Pelos cálculos de José Carlos Martins, da Câmara Brasileira da Indústria da Construção Civil (Cbic), o governo virou o ano devendo R$ 1 bilhão ao programa, dos R$ 17,4 bilhões aplicados. Até o início desta semana, foram repassados R$ 4,8 bilhões para quitar o débito antigo e o corrente (do ano), e a expectativa é que os desembolsos sejam menores nos próximos quadrimestres, diante do corte orçamentário a ser anunciado ainda este mês.
- Antes de lançar a terceira etapa do programa, o governo precisa colocar os pagamentos em dia. Não trabalhamos com um produto acabado, temos que comprar terreno, desenvolver projetos e buscar financiamento. Cadê a previsibilidade? - indagou Martins.
O presidente do Sinduscon-RN reforça:
- Estamos no escuro desde novembro. Não sabemos o que vai acontecer. Se o governo não consegue cumprir o cronograma proposto, que alongue o prazo da entrega das obras e dê algum tipo de compensação para que as empresas possam buscar fontes de financiamento no mercado.
Fontes do setor informam já ter recebido a sinalização do governo de que, na terceira fase do Minha Casa, as faixas de baixa renda mais dependentes dos aportes da União deverão ser contempladas só em 2016, diante do arrocho fiscal. A expectativa é que neste ano, somente deverão avançar as faixas em que os tomadores têm capacidade de financiar o imóvel (faixas 1 e 2 e uma faixa intermediária, que mescla recursos do orçamento e do FGTS). A nova fase tem como meta três milhões de moradias.
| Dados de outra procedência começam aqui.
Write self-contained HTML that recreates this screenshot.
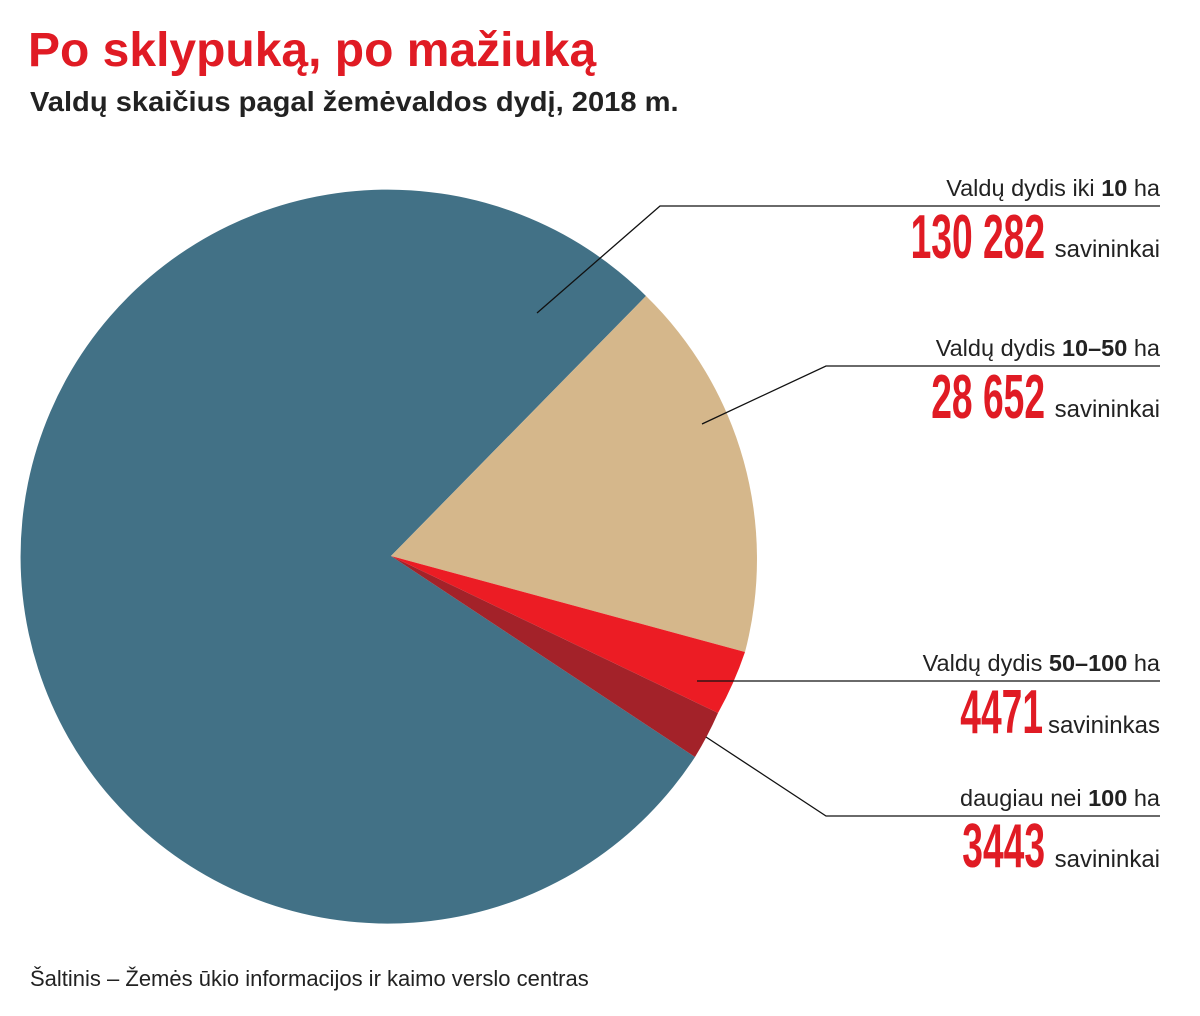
<!DOCTYPE html>
<html><head><meta charset="utf-8"><style>
body{margin:0;background:#fff;}
svg text{font-family:"Liberation Sans",sans-serif;}
</style></head><body>
<svg width="1200" height="1011" viewBox="0 0 1200 1011" xmlns="http://www.w3.org/2000/svg">
<text x="28" y="66" font-size="48" font-weight="bold" fill="#e01b24">Po sklypuką, po mažiuką</text>
<text x="30" y="111" font-size="28" font-weight="bold" fill="#222" transform="translate(30 0) scale(1.04 1) translate(-30 0)">Valdų skaičius pagal žemėvaldos dydį, 2018 m.</text>
<g>
<path d="M391 556 L646 296 A367 367 0 1 0 695 757 Z" fill="#427186"/>
<path d="M391 556 L646 296 A367 367 0 0 1 745 652 Z" fill="#d5b78b"/>
<path d="M391 556 L745 652 A367 367 0 0 1 718 713 Z" fill="#ec1c24"/>
<path d="M391 556 L718 713 A367 367 0 0 1 695 757 Z" fill="#a32229"/>
</g>
<g stroke="#111" stroke-width="1.3" fill="none">
<polyline points="537,313 660,206 1160,206"/>
<polyline points="702,424 826,366 1160,366"/>
<polyline points="697,681 1160,681"/>
<polyline points="706,737 826,816 1160,816"/>
</g>
<g font-size="23.5" fill="#222" text-anchor="end">
<text x="1160" y="196">Valdų dydis iki <tspan font-weight="bold">10</tspan> ha</text>
<text x="1160" y="356">Valdų dydis <tspan font-weight="bold">10–50</tspan> ha</text>
<text x="1160" y="671">Valdų dydis <tspan font-weight="bold">50–100</tspan> ha</text>
<text x="1160" y="806">daugiau nei <tspan font-weight="bold">100</tspan> ha</text>
</g>
<g font-size="24" fill="#222" text-anchor="end">
<text x="1160" y="257">savininkai</text>
<text x="1160" y="417">savininkai</text>
<text x="1160" y="733">savininkas</text>
<text x="1160" y="867">savininkai</text>
</g>
<g font-size="62" font-weight="bold" fill="#e01b24" text-anchor="end">
<text transform="translate(1045 258) scale(0.6 1)">130 282</text>
<text transform="translate(1045 418) scale(0.6 1)">28 652</text>
<text transform="translate(1043 733) scale(0.6 1)">4471</text>
<text transform="translate(1045 867) scale(0.6 1)">3443</text>
</g>
<text x="30" y="986" font-size="22" fill="#222">Šaltinis – Žemės ūkio informacijos ir kaimo verslo centras</text>
</svg>
</body></html>
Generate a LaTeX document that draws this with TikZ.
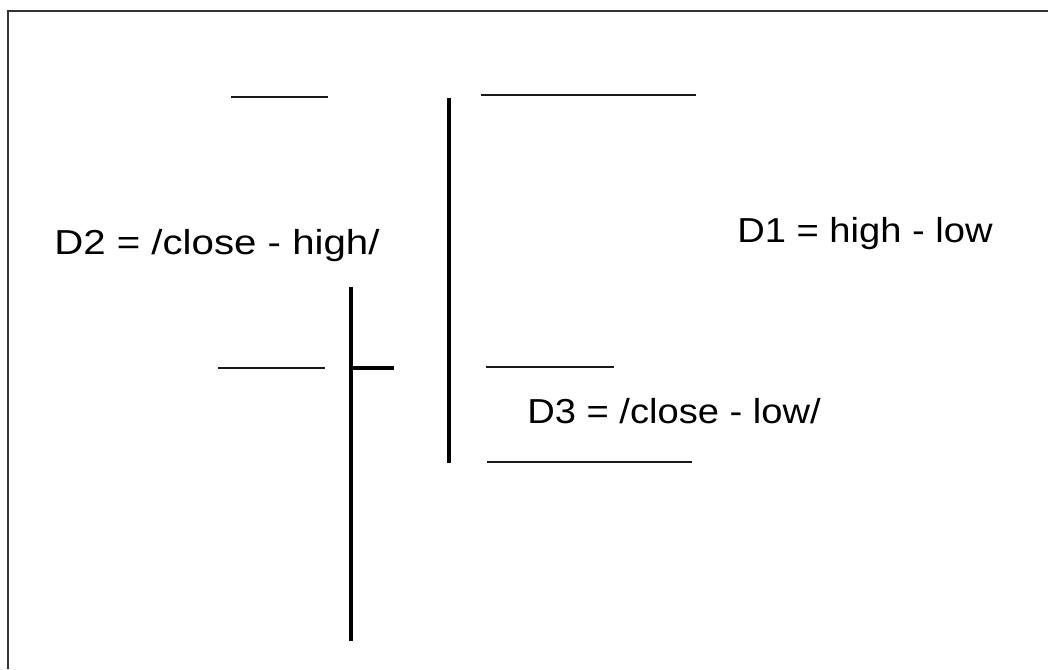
\documentclass[tikz,border=0pt]{standalone}
\usepackage{fontspec}
\newfontfamily\labfont[FakeStretch=1.1]{Liberation Sans}
\newfontfamily\labwidefont[FakeStretch=1.16]{Liberation Sans}
\begin{document}
\begin{tikzpicture}[x=0.75pt,y=-0.75pt,
  frameline/.style={draw=black!80,line width=1.8pt},
  thinline/.style={draw=black!90,line width=1.2pt},
  thickbar/.style={draw=black,line width=3.1pt},
  lab/.style={inner sep=0pt,anchor=base west,font=\labfont\fontsize{26}{30}\selectfont}]
\useasboundingbox (0,0) rectangle (1048,669);
\fill[white] (0,0) rectangle (1048,669);
% frame (top and left)
\coordinate (ftl) at (8,11);
\coordinate (ftr) at (1048,11);
\coordinate (fbl) at (8,669);
\draw[frameline] (ftr) -- (ftl) -- (fbl);
% tall bar
\coordinate (b1t) at (449,98);
\coordinate (b1b) at (449,463);
\draw[thickbar] (b1t) -- (b1b);
% second bar
\coordinate (b2t) at (351,287);
\coordinate (b2b) at (351,641);
\draw[thickbar] (b2t) -- (b2b);
\coordinate (tk) at (394,368);
\draw[thickbar] (351,368) -- (tk);
% level lines
\coordinate (l1a) at (231,97);  \coordinate (l1b) at (328,97);
\coordinate (l2a) at (481,95);  \coordinate (l2b) at (696,95);
\coordinate (l3a) at (218,368); \coordinate (l3b) at (325,368);
\coordinate (l4a) at (486,367); \coordinate (l4b) at (614,367);
\coordinate (l5a) at (487,462); \coordinate (l5b) at (692,462);
\draw[thinline] (l1a) -- (l1b);
\draw[thinline] (l2a) -- (l2b);
\draw[thinline] (l3a) -- (l3b);
\draw[thinline] (l4a) -- (l4b);
\draw[thinline] (l5a) -- (l5b);
% labels
\node[lab] (d1) at (737,242) {D1 = high - low};
\node[lab,font=\labwidefont\fontsize{26}{30}\selectfont] (d2) at (54,254) {D2 = /close - high/};
\node[lab] (d3) at (527,423) {D3 = /close - low/};
\end{tikzpicture}
\end{document}
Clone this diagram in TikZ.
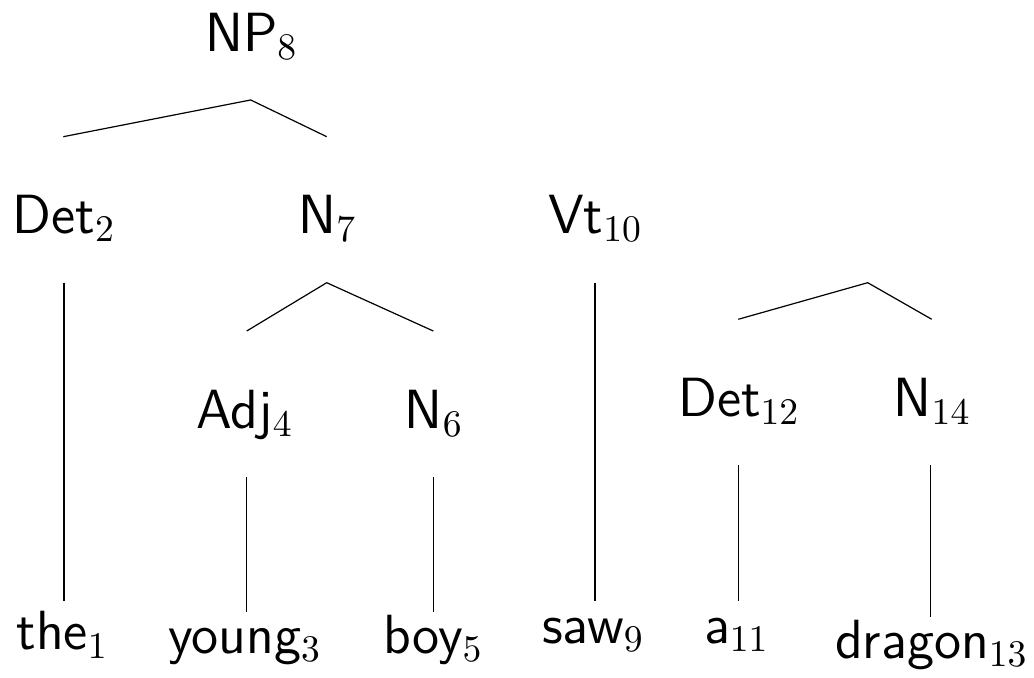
\documentclass[tikz,border=0pt]{standalone}
\tikzset{
  cat/.style={anchor=base,inner sep=0pt,font=\sffamily\fontsize{14.7}{18}\selectfont},
  branch/.style={line width=0.32pt,line join=bevel},
}
\begin{document}
\begin{tikzpicture}[branch]
  \useasboundingbox (0bp,0bp) rectangle (274.27bp,179.84bp);
%%
  % Node: NP 8
  \node[cat] (np8) at (66.76bp,166.13bp) {NP$_8$};
  % Node: Det 2
  \node[cat] (det2) at (17.03bp,117.96bp) {Det$_2$};
  % Node: N 7
  \node[cat] (n7) at (86.92bp,117.96bp) {N$_7$};
  % Node: Vt 10
  \node[cat] (vt10) at (157.96bp,117.96bp) {Vt$_{10}$};
  % Node: Adj 4
  \node[cat] (adj4) at (64.99bp,66.23bp) {Adj$_4$};
  % Node: N 6
  \node[cat] (n6) at (115.17bp,66.23bp) {N$_6$};
  % Node: Det 12
  \node[cat] (det12) at (196.07bp,69.31bp) {Det$_{12}$};
  % Node: N 14
  \node[cat] (n14) at (247.35bp,69.31bp) {N$_{14}$};
  % Node: words
  \node[cat] (the1) at (16.58bp,7.43bp) {the$_1$};
  \node[cat] (young3) at (64.99bp,6.63bp) {young$_3$};
  \node[cat] (boy5) at (114.93bp,6.63bp) {boy$_5$};
  \node[cat] (saw9) at (157.37bp,9.20bp) {saw$_9$};
  \node[cat] (a11) at (195.41bp,9.20bp) {a$_{11}$};
  \node[cat] (dragon13) at (247.14bp,5.23bp) {dragon$_{13}$};
%%
  % forks and line ends
  \coordinate (np8-fork) at (66.50bp,153.32bp);
  \coordinate (np8-l) at (16.79bp,143.58bp);
  \coordinate (np8-r) at (86.66bp,143.58bp);
  \coordinate (n7-fork) at (86.66bp,104.85bp);
  \coordinate (n7-l) at (65.44bp,92.04bp);
  \coordinate (n7-r) at (114.93bp,92.04bp);
  \coordinate (np-fork) at (230.16bp,104.85bp);
  \coordinate (np-l) at (195.84bp,95.15bp);
  \coordinate (np-r) at (247.14bp,95.15bp);
  \coordinate (det2-down) at (16.98bp,104.85bp);
  \coordinate (the1-up) at (16.98bp,20.42bp);
  \coordinate (adj4-down) at (65.44bp,53.32bp);
  \coordinate (young3-up) at (65.44bp,17.43bp);
  \coordinate (n6-down) at (114.96bp,53.32bp);
  \coordinate (boy5-up) at (114.96bp,17.43bp);
  \coordinate (vt10-down) at (157.82bp,104.85bp);
  \coordinate (saw9-up) at (157.82bp,20.42bp);
  \coordinate (det12-down) at (195.97bp,56.50bp);
  \coordinate (a11-up) at (195.97bp,20.42bp);
  \coordinate (n14-down) at (246.87bp,56.50bp);
  \coordinate (dragon13-up) at (246.87bp,16.26bp);
%%
  % Edge: NP 8 -> Det 2, N 7
  \draw (np8-l) -- (np8-fork) -- (np8-r);
  % Edge: N 7 -> Adj 4, N 6
  \draw (n7-l) -- (n7-fork) -- (n7-r);
  % Edge: (NP) -> Det 12, N 14
  \draw (np-l) -- (np-fork) -- (np-r);
  % Edge: categories -> words
  \draw (det2-down) -- (the1-up);
  \draw (adj4-down) -- (young3-up);
  \draw (n6-down) -- (boy5-up);
  \draw (vt10-down) -- (saw9-up);
  \draw (det12-down) -- (a11-up);
  \draw (n14-down) -- (dragon13-up);
%
\end{tikzpicture}
\end{document}
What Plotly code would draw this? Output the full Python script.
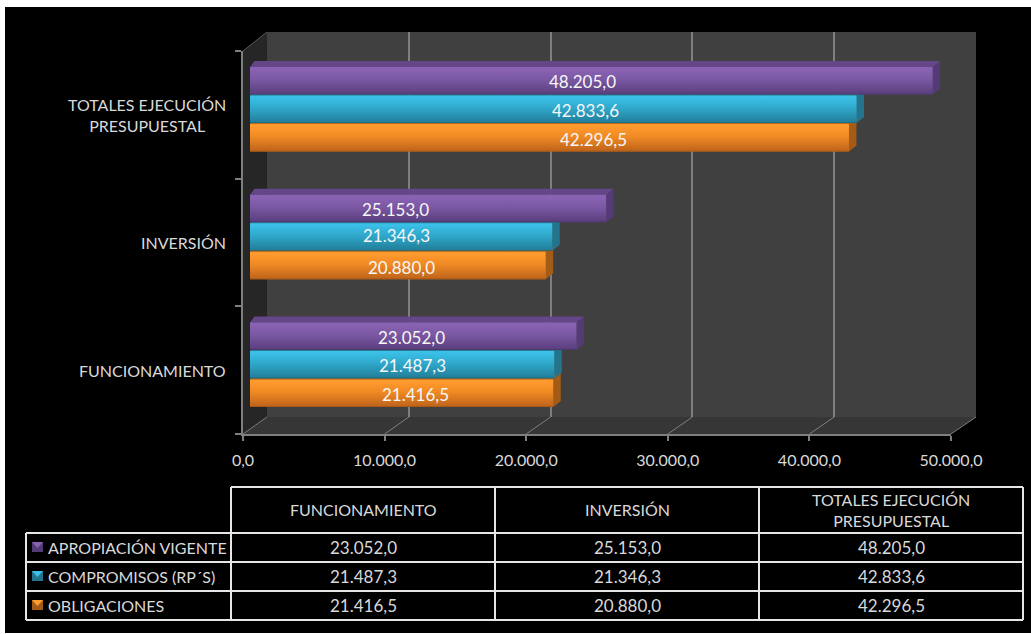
import plotly.graph_objects as go

CATEGORIES = ["FUNCIONAMIENTO", "INVERSIÓN", "TOTALES EJECUCIÓN<br>PRESUPUESTAL"]
SERIES_NAMES = ["OBLIGACIONES", "COMPROMISOS (RP´S)", "APROPIACIÓN VIGENTE"]
OBLIGACIONES = [21416.5, 20880.0, 42296.5]
COMPROMISOS = [21487.3, 21346.3, 42833.6]
APROPIACION = [23052.0, 25153.0, 48205.0]
AXIS_TICKS = [0, 10000, 20000, 30000, 40000, 50000]

W, H = 1031, 634
FONT = "Lato"
TXT = "#d9d9d9"
GRID = "#7f7f7f"
SERIES = [OBLIGACIONES, COMPROMISOS, APROPIACION]
# front colour top/mid/bottom, edge, cap, side
STYLE = [
    dict(grad=["#ff9a2e", "#f08a24", "#c2661b"], edge="#9c5214", cap="#b86a1c", side="#a35c18", mid="#e8821f"),
    dict(grad=["#3abfe6", "#30a8cb", "#22809c"], edge="#1c6276", cap="#26809c", side="#25748e", mid="#2fa5c7"),
    dict(grad=["#8a62b4", "#7a58a3", "#5c4080"], edge="#46305f", cap="#654689", side="#553a78", mid="#7152a0"),
]


def fx(p):
    return p / W


def fy(p):
    return 1 - p / H


def dom(a, b, s):
    return [a / s, b / s]


def ydom(top, bottom):
    return [1 - bottom / H, 1 - top / H]


def fmt(v):
    return f"{v:,.1f}".replace(",", "#").replace(".", ",").replace("#", ".")


def poly(points, fill, line=None, width=1):
    path = "M" + " L".join(f"{fx(x):.5f},{fy(y):.5f}" for x, y in points) + " Z"
    return dict(type="path", path=path, xref="paper", yref="paper", fillcolor=fill,
                line=dict(color=line or "rgba(0,0,0,0)", width=width), layer="below")


def seg(x0, y0, x1, y1, color, width=1.5):
    return dict(type="line", xref="paper", yref="paper", x0=fx(x0), y0=fy(y0), x1=fx(x1), y1=fy(y1),
                line=dict(color=color, width=width), layer="below")


fig = go.Figure()

# back wall grid subplot (first, so that it lies beneath the bars)
fig.add_trace(go.Scatter(x=[], y=[], xaxis="x", yaxis="y", showlegend=False))

# real bars
PX_PER_BAND = 127.67
BARGAP, GROUPGAP = 0.33, 0.035
for name, vals, st in zip(SERIES_NAMES, SERIES, STYLE):
    fig.add_trace(go.Bar(y=[0, 1, 2], x=vals, orientation="h", name=name, xaxis="x2", yaxis="y2",
                         marker=dict(color=st["mid"], line=dict(width=0)), showlegend=False))

# 3D sides, caps and gradient faces, built from the same values
SCALE_X = 50000 / 708
DX, DY = 7.5 * SCALE_X, 6 / PX_PER_BAND
pitch = (1 - BARGAP) / 3
thick = pitch * (1 - GROUPGAP)
for i, (vals, st) in enumerate(zip(SERIES, STYLE)):
    for j, v in enumerate(vals):
        c = j + (i - 1) * pitch
        lo, hi = c - thick / 2, c + thick / 2
        fig.add_trace(go.Scatter(x=[v, v + DX, v + DX, v, v], y=[lo, lo + DY, hi + DY, hi, lo], mode="lines",
                                 line=dict(width=0), fill="toself", fillcolor=st["side"],
                                 xaxis="x2", yaxis="y2", showlegend=False, hoverinfo="skip"))
        fig.add_trace(go.Scatter(x=[0, DX * .6, v + DX, v, 0], y=[hi, hi + DY, hi + DY, hi, hi], mode="lines",
                                 line=dict(width=0), fill="toself", fillcolor=st["cap"],
                                 xaxis="x2", yaxis="y2", showlegend=False, hoverinfo="skip"))
        fig.add_trace(go.Scatter(x=[0, v, v, 0, 0], y=[lo, lo, hi, hi, lo], mode="lines",
                                 line=dict(width=0), fill="toself",
                                 fillgradient=dict(type="vertical", colorscale=[
                                     [0, st["edge"]], [0.05, st["grad"][2]], [0.55, st["grad"][1]],
                                     [0.92, st["grad"][0]], [1, st["grad"][0]]]),
                                 xaxis="x2", yaxis="y2", showlegend=False, hoverinfo="skip"))

# tick axes subplot
fig.add_trace(go.Scatter(x=[], y=[], xaxis="x3", yaxis="y3", showlegend=False))

shapes = [
    dict(type="rect", xref="paper", yref="paper", x0=fx(5), x1=1, y0=fy(633), y1=fy(7),
         fillcolor="#000000", line=dict(width=0), layer="below"),
    poly([(267, 32), (976, 32), (976, 417), (267, 417)], "#404040"),
    poly([(243, 434), (951, 434), (976, 417), (267, 417)], "#363636"),
    poly([(243, 51), (267, 32), (267, 417), (243, 434)], "#262626"),
    seg(243, 51, 267, 32, "#595959", 1),
]
for k, _t in enumerate(AXIS_TICKS):
    shapes.append(seg(243 + 141.6 * k, 434, 267 + 141.8 * k, 417, GRID, 1))

# table
T = "#e6e6e6"
COLS = [231, 495, 759, 1023]
ROWS = [533, 562, 591, 620]
for x in COLS:
    shapes.append(seg(x, 487, x, 620, T, 2))
shapes.append(seg(26, 533, 26, 620, T, 2))
shapes.append(seg(231, 487, 1023, 487, T, 2))
for y in ROWS:
    shapes.append(seg(26, y, 1023, y, T, 2))

ann = []


def note(text, x, y, size=16, color=TXT, anchor="center"):
    ann.append(dict(text=text, x=fx(x), y=fy(y), xref="paper", yref="paper", showarrow=False,
                    xanchor=anchor, yanchor="middle", align="center", font=dict(family=FONT, size=size, color=color)))


# category labels
for i, cat in enumerate(CATEGORIES):
    ann.append(dict(text=cat, x=fx(228), y=i, xref="paper", yref="y3", showarrow=False, xanchor="right",
                    yanchor="middle", align="center", font=dict(family=FONT, size=16, color=TXT)))

# data labels with their hand-placed offsets in the reference (px, per series and category)
NUDGE_X = [[14, 4, 44], [10, -5, 32], [-2, -33, -9]]
NUDGE_Y = [[-1.5, -1.5, -1.5], [-0.5, 1.5, -1], [-1, -1, -1]]
for i, (vals, nx, ny) in enumerate(zip(SERIES, NUDGE_X, NUDGE_Y)):
    for j, v in enumerate(vals):
        ann.append(dict(text=fmt(v), x=v / 2, y=j + (i - 1) * pitch, xref="x2", yref="y2", showarrow=False,
                        xshift=nx[j], yshift=ny[j], xanchor="center", yanchor="middle",
                        font=dict(family=FONT, size=17, color="#f7f7f7")))

# table text
COL_CENTERS = [363, 627, 891]
for i, cat in enumerate(CATEGORIES):
    note(cat, COL_CENTERS[i], 509.5)
TABLE_ROWS = [APROPIACION, COMPROMISOS, OBLIGACIONES]
ROW_NAMES = [SERIES_NAMES[2], SERIES_NAMES[1], SERIES_NAMES[0]]
ROW_STYLE = [STYLE[2], STYLE[1], STYLE[0]]
ROW_Y = [547, 576, 605]
for y, rname, vals, st in zip(ROW_Y, ROW_NAMES, TABLE_ROWS, ROW_STYLE):
    note(rname, 45.5, y, anchor="left")
    for cx, v in zip(COL_CENTERS, vals):
        note(fmt(v), cx, y, size=17)
    shapes.append(poly([(32, y - 5), (43, y - 5), (43, y + 5), (32, y + 5)], st["side"]))
    shapes.append(poly([(32, y - 5), (43, y - 5), (37.5, y + 1)], st["grad"][0]))

fig.update_layout(
    width=W, height=H, margin=dict(l=0, r=0, t=0, b=0), autosize=False,
    paper_bgcolor="#ffffff", plot_bgcolor="rgba(0,0,0,0)",
    separators=",.", barmode="group", bargap=BARGAP, bargroupgap=GROUPGAP,
    showlegend=False, shapes=shapes, annotations=ann,
    font=dict(family=FONT, size=16, color=TXT),
    # back wall with vertical gridlines
    xaxis=dict(domain=dom(267, 976, W), range=[0, 50000], anchor="y", tickvals=AXIS_TICKS, showgrid=True,
               gridcolor=GRID, gridwidth=1.5, showticklabels=False, ticks="", zeroline=False, fixedrange=True,
               automargin=False),
    yaxis=dict(domain=ydom(32, 417), range=[0, 1], anchor="x", visible=False, fixedrange=True, automargin=False),
    # bars
    xaxis2=dict(domain=dom(250, 958, W), range=[0, 50000], anchor="y2", visible=False, fixedrange=True,
                automargin=False),
    yaxis2=dict(domain=ydom(45.5, 428.5), range=[-0.5, 2.5], anchor="x2", visible=False, fixedrange=True,
                automargin=False),
    # visible front axes
    xaxis3=dict(domain=dom(243, 951, W), range=[0, 50000], anchor="y3", tickvals=AXIS_TICKS, tickformat=",.1f",
                showgrid=False, zeroline=False, showline=True, linecolor=GRID, linewidth=1.5, ticks="outside",
                ticklen=5, tickcolor=GRID, tickwidth=1.5, ticklabelstandoff=6, automargin=False,
                tickfont=dict(family=FONT, size=16, color=TXT), fixedrange=True),
    yaxis3=dict(domain=ydom(51, 434), range=[-0.5, 2.5], anchor="x3", tickvals=[-0.5, 0.5, 1.5, 2.5],
                showticklabels=False, showgrid=False, zeroline=False, showline=True, linecolor=GRID, linewidth=1.5,
                ticks="outside", ticklen=6, tickcolor=GRID, tickwidth=1.5, fixedrange=True, automargin=False),
)

fig.write_html("out.html", config=dict(displayModeBar=False),
               post_script="document.body.style.margin='0';")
Para destravar o programa nos grandes centros, onde o custo do terreno é mais elevado, o setor quer que o governo eleve o valor do financiamento que hoje chega a R$ 190 mil, no máximo, para R$ 225 mil. O valor está congelado há três anos.
Em nota, o Ministério das Cidades diz que já repassou à Caixa os recursos para quitar o pagamento das medições apresentadas até o fim de março. "O Ministério das Cidades já repassou ao agente operador do fundo - Caixa Econômica Federal - os recursos necessários para a quitação do pagamento referente a medições apresentadas e previsão de pagamento até o fim de março. As seguintes serão remetidas nas próximas semanas", diz o texto.